Etymology
Ninja is an on'yomi (Early Middle Chinese-influenced) reading of the two kanji "忍者". In the native kun'yomi kanji reading, it is pronounced shinobi, a shortened form of the transcription shinobi-no-mono (忍の者). These two systems of pronouncing kanji create words (ninja/ninsha or shinobi-no-mono) with similar meanings.
The word shinobi appears in the written record as far back as the late 8th century in poems in the Man'yōshū. The underlying connotation of shinobi (忍) means "to steal away" and — by extension — "to forbear", hence its association with stealth and invisibility. Mono (者) means "a person". It also relates to the term shinobu, which means to hide.

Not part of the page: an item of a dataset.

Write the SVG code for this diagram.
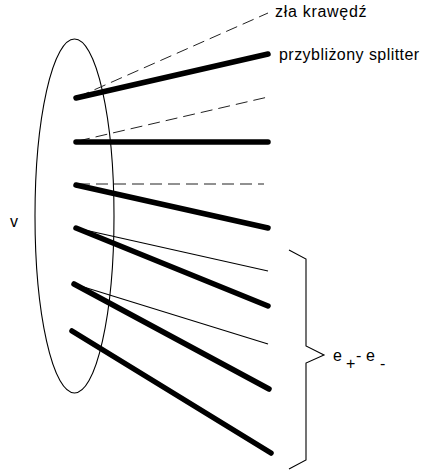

Historically, the word ninja was not in common use, and a variety of regional colloquialisms evolved to describe what would later be dubbed ninja. Along with shinobi, some examples include monomi ("one who sees"), nokizaru ("macaque on the roof"), rappa ("ruffian"), kusa ("grass") and Iga-mono ("one from Iga"). In historical documents, shinobi is almost always used.
Kunoichi, meaning a female ninja, supposedly came from the characters くノ一 (pronounced ku, no and ichi), which make up the three strokes that form the kanji for "woman" (女). A popular etymology would derive the term from 九能一 (能 "nō" : talent) with Japanese numbers "ku" (九) for "nine", the particle "no" (の) for "and" and "ichi" (一) for "one", literally translated to "Nine and One". The meaning for this name is derived from the number of orifices on a female body. A male has nine, a female has one more (the vaginal opening) and possesses the skills to make use of this orifice as well.
In the West, the word ninja became more prevalent than shinobi in the post-World War II culture, possibly because it was more comfortable for Western speakers. In English, the plural of ninja can be either unchanged as ninja, reflecting the Japanese language's lack of grammatical number, or the regular English plural ninjas.